The proliferation of fake goods for sale online is maddening for brands and saddening, at best, for the unwitting consumer. Fake components and beauty products can deliver memorable outcomes – for all the wrong reasons. Those making serious money from fakes, and counterfeits are said to be contributing over USD0.5 trillion to the economy annually, funding prostitution, drug rings, people trafficking and terrorist activities. So … is the cheaper, must-be-a-bargain-could-be-a-dodgy-replica, really such a good deal?

The price of a product is made up of a number of components, most notably manufacturing costs, research and development, safety testing, intellectual property protection, insurance, packaging, shipping, marketing … and more. Fakes simply ‘rip off’ the original product – with no need for all the costs of origination or marketing. No consideration is given to product safety or the legal working conditions of those in the factories – the fake is simply replicating (in most cases) the visible, tangible product.

For smaller businesses, fakes pose enormous, often unseen, problems. Customers unwittingly buying fakes turn to the original with fury, disappointment, requests for refunds at best and insurance claims at worst. Sometimes the business is caught unaware, with no idea that their lovely products, over which they have poured blood, sweat and tears, exist in a parallel, unwanted universe. For the larger brand, often fighting fakes for years, it’s no easier – but having the resources to do something about it can help.  More difficult is, perhaps, the decisions which need to be made when a parallel supply chain is discovered. Ethical considerations are questioned, instantly. Where the original brand may be super ethical, locally made with a low carbon footprint, the parallel products are guaranteed to be quite the opposite. Ignoring the ‘attributes’ of the fakes can put the original in peril – but resources and implications need to be balanced accordingly.

A combination of language skills (or google translate), any and all intellectual property and a firm injection of resilience and determination is all that is needed to take back control, regardless of a brand’s size.

First: if you see a fake of your product about which you did not know, try and buy it, if you can. Better the devil you know than the devil you don’t. If you know what’s different about it (and there will be something, however small), you can alert those you need to tell. Where possible, once you know the foibles of the fake, you can update your own product at the next production run, ensuring you keep two steps ahead. Regularly updating packaging and use of images too always helps too.

Secondly: regularly ‘google’ your brand, and not just in English. Be creative. Describe your product as you would if playing the excellent game Taboo where, when asked to describe an apple, you must not say round, fruit, green, red, tree or crunchy.  Think laterally. Use search terms where the product’s application is inferred, rather than just the product description.

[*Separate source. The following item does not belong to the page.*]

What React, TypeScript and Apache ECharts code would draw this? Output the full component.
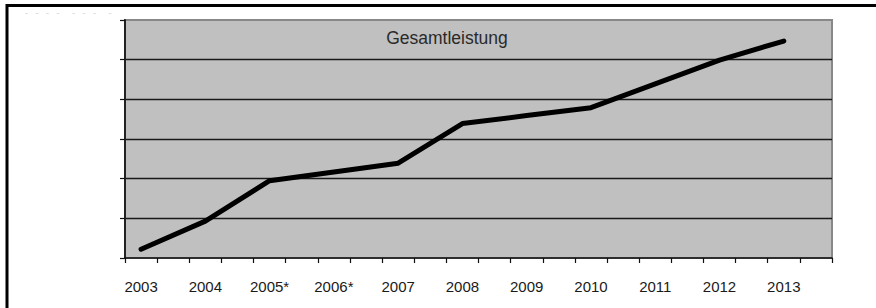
import React, { useEffect, useRef } from "react";
import * as echarts from "echarts";

const years = ["2003", "2004", "2005*", "2006*", "2007", "2008", "2009", "2010", "2011", "2012", "2013"];
const gesamtleistung = [0.22, 0.93, 1.95, 2.17, 2.39, 3.39, 3.59, 3.79, 4.39, 4.99, 5.47];
const titleText = "Gesamtleistung";

export default function App() {
  const ref = useRef<HTMLDivElement>(null);
  useEffect(() => {
    if (!ref.current) return;
    const chart = echarts.init(ref.current, null, { renderer: "svg" });
    const cats: string[] = [];
    const vals: (number | null)[] = [];
    years.forEach((y, i) => {
      cats.push(y);
      vals.push(gesamtleistung[i]);
      cats.push(y + "_h");
      vals.push(null);
    });
    const font = "'Liberation Sans', Arial, sans-serif";
    chart.setOption({
      animation: false,
      grid: {
        left: 125,
        top: 20,
        right: 44,
        bottom: 50,
        show: true,
        backgroundColor: "#c0c0c0",
        borderColor: "#888888",
        borderWidth: 2,
      },
      xAxis: {
        type: "category",
        data: cats,
        boundaryGap: true,
        axisLine: { show: true, lineStyle: { color: "#111", width: 1.5 } },
        axisTick: { show: true, interval: 0, length: 5, lineStyle: { color: "#111", width: 1.2 } },
        axisLabel: {
          interval: 0,
          margin: 21,
          fontSize: 15,
          color: "#1a1a1a",
          fontFamily: font,
          formatter: (v: string) => (v.endsWith("_h") ? "" : v),
        },
        splitLine: { show: false },
      },
      yAxis: {
        type: "value",
        min: 0,
        max: 6,
        interval: 1,
        axisLine: { show: true, lineStyle: { color: "#222", width: 2 } },
        axisTick: { show: true, length: 5, lineStyle: { color: "#111", width: 1.2 } },
        axisLabel: { show: false },
        splitLine: { show: true, showMaxLine: false, showMinLine: false, lineStyle: { color: "#1a1a1a", width: 1.3 } },
      },
      series: [
        {
          type: "line",
          data: vals,
          connectNulls: true,
          showSymbol: false,
          symbol: "none",
          lineStyle: { color: "#000", width: 5, cap: "round", join: "round" },
          z: 5,
        },
      ],
      graphic: [
        {
          type: "text",
          x: 447,
          y: 38,
          z: 10,
          style: {
            text: titleText,
            fontSize: 17.5,
            fontFamily: font,
            fill: "#2a2a2a",
            align: "center",
            verticalAlign: "middle",
          },
        },
        {
          type: "text",
          x: 25,
          y: 13,
          style: {
            text: "-   -   -   -     -   -   -     -",
            fontSize: 9,
            fontFamily: font,
            fill: "#d0d0d0",
            verticalAlign: "middle",
          },
        },
        {
          type: "polyline",
          z: 20,
          shape: { points: [[7, 320], [7, 5.5], [890, 5.5]] },
          style: { stroke: "#000", lineWidth: 3, fill: "none" },
        },
      ],
    });
    return () => chart.dispose();
  }, []);
  return (
    <div
      ref={ref}
      style={{ position: "fixed", left: 0, top: 0, width: 876, height: 308, background: "#fff" }}
    />
  );
}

Three: when, and if, you find infringing products online. Report them for removal. Use your intellectual property to do this – registered trademarks, design rights and patents. Copyright is also a useful force – words and images. Every single e-commerce site worth its salt has an official portal for reporting infringing products and sellers for removal. So do it. If you get it wrong the first time, just try again. Make sure you attribute the right intellectual property to the infringement. So, for example, if you have someone copying your logo, use your trademark certificate to prove your ownership.

Four: don’t be deterred by Brexit! Intellectual property is territorial BUT the IPO is granting UK rights to owners of EU registered rights – whether these by Design Rights or Trademarks. And Amazon, is proactively ‘granting’ the same within its Brand Registry portal, if your brand is registered. But of course, it’s not the same in the other direction.

Five: where you can, be honest with your customers, and your supply chain. Tell them there are replica products ‘out there’ and to be careful of what they buy. Customers need to be savvy and aware … and it’s in every brand’s interest to continue an authentic relationship with customers who have trust in their products. On, or offline.